## Objective
Every line in the data below from the one containing "Give me the" down to the one containing "Line, XAxis, YAxis", both included, must be retyped exactly; no other line is to appear.

## Material provided

= = = = = = =

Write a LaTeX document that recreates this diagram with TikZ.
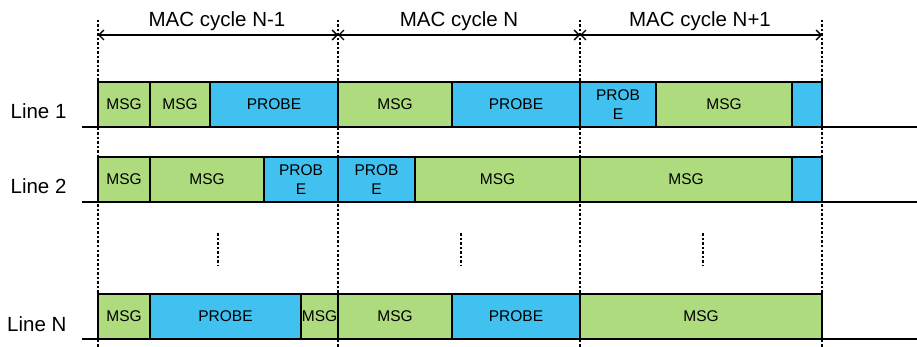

= = = = = = =

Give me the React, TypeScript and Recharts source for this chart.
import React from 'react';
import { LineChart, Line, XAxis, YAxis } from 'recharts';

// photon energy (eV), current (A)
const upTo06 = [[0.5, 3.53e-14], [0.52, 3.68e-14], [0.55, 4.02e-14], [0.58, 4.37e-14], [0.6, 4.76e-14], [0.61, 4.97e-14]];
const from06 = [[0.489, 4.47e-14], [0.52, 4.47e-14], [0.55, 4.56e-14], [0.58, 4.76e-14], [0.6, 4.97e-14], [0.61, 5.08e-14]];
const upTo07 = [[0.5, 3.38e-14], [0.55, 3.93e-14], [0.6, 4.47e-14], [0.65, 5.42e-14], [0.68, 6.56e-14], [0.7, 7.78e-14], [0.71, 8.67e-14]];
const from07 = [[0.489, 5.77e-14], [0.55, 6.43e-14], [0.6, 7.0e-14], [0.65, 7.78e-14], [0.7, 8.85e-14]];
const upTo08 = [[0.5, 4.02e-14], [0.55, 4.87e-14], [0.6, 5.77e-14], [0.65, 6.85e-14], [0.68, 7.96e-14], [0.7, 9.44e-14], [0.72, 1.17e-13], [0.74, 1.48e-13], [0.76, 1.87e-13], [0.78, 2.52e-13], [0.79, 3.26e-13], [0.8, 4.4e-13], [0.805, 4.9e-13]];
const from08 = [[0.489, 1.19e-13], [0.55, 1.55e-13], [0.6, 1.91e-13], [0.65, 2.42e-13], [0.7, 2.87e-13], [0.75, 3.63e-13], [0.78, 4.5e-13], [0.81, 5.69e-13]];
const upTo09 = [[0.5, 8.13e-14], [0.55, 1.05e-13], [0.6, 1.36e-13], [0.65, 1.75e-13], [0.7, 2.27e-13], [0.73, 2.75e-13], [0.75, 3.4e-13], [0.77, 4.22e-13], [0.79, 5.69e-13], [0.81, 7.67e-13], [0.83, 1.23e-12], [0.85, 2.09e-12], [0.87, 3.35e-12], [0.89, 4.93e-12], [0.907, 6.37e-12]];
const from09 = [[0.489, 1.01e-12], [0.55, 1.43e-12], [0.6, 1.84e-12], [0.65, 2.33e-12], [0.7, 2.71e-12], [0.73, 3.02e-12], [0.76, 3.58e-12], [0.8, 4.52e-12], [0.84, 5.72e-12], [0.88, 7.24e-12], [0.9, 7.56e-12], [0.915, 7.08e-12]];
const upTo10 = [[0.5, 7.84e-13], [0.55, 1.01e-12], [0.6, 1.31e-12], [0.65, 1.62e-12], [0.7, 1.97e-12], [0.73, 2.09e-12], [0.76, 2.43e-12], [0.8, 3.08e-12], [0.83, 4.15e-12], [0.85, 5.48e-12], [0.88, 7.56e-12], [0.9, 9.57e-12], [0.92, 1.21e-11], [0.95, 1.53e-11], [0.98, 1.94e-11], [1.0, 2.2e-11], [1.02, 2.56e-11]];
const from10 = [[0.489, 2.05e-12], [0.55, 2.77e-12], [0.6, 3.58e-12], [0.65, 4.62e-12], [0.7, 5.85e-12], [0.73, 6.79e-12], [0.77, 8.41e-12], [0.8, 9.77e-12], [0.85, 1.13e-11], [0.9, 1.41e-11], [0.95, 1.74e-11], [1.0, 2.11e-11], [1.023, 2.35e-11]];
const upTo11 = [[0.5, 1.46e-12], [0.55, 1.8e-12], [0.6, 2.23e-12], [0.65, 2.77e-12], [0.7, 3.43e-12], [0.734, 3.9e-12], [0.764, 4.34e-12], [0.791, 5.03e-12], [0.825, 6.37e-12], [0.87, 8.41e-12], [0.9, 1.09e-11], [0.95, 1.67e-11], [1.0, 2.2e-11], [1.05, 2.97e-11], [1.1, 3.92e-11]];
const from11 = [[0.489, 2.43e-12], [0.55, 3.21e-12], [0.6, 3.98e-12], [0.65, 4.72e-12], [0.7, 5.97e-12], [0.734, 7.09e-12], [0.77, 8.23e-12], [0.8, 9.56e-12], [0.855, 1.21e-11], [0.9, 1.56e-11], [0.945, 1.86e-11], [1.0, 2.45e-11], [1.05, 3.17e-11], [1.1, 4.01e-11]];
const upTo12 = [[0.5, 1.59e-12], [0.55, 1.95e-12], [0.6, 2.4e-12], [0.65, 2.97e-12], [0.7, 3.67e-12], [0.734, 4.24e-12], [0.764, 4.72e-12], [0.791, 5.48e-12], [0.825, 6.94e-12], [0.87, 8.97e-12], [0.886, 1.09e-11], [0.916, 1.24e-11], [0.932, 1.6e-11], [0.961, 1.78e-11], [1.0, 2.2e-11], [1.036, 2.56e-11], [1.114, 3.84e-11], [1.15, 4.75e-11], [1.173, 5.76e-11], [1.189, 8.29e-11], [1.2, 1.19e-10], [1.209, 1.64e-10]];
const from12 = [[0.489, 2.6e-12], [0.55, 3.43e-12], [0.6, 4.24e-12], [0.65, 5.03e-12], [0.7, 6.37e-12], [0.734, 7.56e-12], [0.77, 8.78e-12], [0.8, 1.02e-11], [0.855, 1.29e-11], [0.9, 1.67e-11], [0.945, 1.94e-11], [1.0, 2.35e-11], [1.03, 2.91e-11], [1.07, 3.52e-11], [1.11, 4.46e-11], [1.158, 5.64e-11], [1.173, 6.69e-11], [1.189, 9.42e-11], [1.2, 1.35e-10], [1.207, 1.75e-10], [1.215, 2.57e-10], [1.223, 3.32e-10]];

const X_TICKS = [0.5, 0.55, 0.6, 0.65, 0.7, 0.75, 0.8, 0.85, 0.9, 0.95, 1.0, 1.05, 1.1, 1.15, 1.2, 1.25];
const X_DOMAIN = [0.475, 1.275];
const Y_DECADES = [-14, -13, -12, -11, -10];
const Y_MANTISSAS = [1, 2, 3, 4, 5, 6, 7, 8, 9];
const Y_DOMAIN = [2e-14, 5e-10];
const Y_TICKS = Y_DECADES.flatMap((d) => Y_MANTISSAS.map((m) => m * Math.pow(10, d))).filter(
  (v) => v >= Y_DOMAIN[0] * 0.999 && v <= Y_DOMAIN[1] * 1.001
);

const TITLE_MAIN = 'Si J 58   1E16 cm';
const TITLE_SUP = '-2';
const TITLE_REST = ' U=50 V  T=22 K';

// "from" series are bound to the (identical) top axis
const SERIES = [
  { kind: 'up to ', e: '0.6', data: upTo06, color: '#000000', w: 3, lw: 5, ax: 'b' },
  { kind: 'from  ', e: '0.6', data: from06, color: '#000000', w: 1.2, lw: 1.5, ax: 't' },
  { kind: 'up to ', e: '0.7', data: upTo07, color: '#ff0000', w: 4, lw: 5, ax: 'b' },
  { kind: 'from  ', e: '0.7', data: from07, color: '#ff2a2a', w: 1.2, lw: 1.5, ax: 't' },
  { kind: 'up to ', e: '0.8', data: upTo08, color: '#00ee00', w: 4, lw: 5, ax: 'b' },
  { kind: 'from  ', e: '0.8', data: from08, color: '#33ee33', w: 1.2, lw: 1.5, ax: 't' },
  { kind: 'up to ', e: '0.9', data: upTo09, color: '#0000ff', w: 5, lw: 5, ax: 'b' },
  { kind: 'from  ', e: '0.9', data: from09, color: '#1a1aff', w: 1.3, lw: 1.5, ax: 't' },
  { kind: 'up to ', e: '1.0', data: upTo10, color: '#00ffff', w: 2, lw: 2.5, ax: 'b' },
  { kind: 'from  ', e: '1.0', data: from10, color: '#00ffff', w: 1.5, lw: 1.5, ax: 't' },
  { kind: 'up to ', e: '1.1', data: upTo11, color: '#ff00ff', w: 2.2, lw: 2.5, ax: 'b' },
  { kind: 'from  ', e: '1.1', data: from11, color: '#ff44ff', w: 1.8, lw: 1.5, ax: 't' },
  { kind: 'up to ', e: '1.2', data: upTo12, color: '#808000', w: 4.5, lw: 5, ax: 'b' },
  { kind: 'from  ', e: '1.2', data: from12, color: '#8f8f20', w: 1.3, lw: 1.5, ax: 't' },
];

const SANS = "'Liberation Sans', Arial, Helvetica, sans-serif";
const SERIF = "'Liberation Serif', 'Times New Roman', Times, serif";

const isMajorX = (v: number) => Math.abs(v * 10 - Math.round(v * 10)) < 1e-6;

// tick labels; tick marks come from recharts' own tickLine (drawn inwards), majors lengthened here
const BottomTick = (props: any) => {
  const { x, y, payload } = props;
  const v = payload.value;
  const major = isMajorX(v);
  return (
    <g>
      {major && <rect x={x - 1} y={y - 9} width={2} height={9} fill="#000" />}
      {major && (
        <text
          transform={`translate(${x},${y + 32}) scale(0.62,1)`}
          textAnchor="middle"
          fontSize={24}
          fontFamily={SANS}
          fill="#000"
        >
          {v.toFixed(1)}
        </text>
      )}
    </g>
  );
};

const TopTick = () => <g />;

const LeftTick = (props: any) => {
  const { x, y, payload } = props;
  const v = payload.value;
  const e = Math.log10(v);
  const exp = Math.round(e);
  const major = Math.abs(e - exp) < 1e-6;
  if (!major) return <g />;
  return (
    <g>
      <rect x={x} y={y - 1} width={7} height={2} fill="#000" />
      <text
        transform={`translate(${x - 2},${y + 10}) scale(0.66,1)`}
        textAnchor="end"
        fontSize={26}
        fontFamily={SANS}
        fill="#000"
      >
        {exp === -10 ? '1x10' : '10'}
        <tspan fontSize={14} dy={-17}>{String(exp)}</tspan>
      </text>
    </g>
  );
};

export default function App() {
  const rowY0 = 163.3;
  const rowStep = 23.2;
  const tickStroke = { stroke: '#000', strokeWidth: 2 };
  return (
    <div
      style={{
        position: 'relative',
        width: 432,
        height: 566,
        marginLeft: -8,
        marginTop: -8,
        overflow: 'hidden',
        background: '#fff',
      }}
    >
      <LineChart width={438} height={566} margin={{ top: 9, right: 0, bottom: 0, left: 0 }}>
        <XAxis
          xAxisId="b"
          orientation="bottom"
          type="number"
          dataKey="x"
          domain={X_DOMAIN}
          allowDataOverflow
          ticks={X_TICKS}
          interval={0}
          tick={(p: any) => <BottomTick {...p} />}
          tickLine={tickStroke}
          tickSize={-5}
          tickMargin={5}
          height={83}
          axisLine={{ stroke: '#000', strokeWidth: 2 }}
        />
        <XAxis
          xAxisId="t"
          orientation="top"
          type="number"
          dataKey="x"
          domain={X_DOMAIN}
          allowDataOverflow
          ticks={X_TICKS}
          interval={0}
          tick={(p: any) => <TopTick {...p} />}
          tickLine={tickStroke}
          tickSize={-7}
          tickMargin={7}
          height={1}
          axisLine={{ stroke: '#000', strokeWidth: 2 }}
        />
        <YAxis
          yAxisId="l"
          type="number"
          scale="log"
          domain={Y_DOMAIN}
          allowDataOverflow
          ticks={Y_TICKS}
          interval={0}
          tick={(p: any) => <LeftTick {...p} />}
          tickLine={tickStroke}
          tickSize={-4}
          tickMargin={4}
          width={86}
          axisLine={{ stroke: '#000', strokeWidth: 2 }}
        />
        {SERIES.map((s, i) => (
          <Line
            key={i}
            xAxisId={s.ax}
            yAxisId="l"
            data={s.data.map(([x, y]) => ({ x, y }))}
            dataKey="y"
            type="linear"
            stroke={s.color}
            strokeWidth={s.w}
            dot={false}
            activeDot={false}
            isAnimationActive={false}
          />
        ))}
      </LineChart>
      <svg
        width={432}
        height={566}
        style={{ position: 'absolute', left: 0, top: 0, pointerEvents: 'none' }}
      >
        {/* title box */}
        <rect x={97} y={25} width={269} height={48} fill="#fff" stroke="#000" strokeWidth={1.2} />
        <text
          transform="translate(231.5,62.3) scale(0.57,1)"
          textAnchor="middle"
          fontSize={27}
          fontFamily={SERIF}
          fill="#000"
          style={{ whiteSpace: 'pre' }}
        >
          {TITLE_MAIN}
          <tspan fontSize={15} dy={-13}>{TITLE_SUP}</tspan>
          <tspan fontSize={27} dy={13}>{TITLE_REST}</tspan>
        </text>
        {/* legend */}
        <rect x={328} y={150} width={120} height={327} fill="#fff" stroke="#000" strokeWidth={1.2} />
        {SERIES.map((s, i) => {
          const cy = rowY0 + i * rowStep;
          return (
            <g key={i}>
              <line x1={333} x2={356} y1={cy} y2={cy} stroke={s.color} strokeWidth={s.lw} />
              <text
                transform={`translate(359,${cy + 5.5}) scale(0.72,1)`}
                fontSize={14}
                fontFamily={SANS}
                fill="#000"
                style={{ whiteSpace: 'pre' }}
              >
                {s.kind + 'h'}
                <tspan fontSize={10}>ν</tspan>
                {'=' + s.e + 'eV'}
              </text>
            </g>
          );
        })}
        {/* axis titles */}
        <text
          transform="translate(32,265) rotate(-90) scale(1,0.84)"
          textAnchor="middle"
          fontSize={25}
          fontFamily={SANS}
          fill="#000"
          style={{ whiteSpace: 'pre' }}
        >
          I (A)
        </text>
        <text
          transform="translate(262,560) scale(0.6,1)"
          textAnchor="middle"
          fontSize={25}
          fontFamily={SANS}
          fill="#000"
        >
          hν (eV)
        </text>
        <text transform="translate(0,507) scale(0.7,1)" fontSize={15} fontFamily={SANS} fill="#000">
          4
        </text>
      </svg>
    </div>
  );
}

= = = = = = =

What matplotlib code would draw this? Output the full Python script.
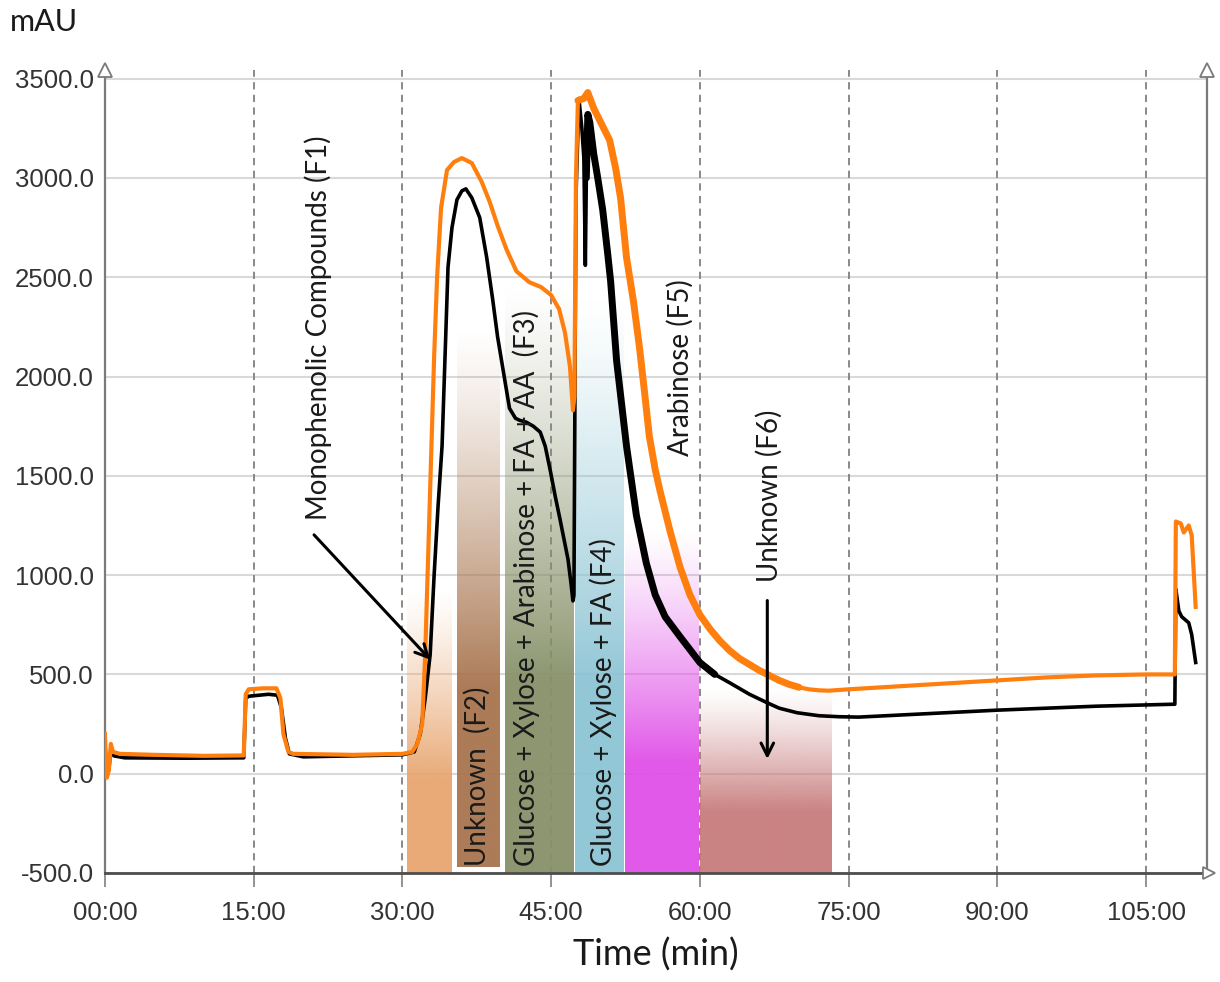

= = = = = = =

## Solution below
Give me the React, TypeScript and Recharts source for this chart.
import React from 'react';
import { LineChart, Line, XAxis, YAxis } from 'recharts';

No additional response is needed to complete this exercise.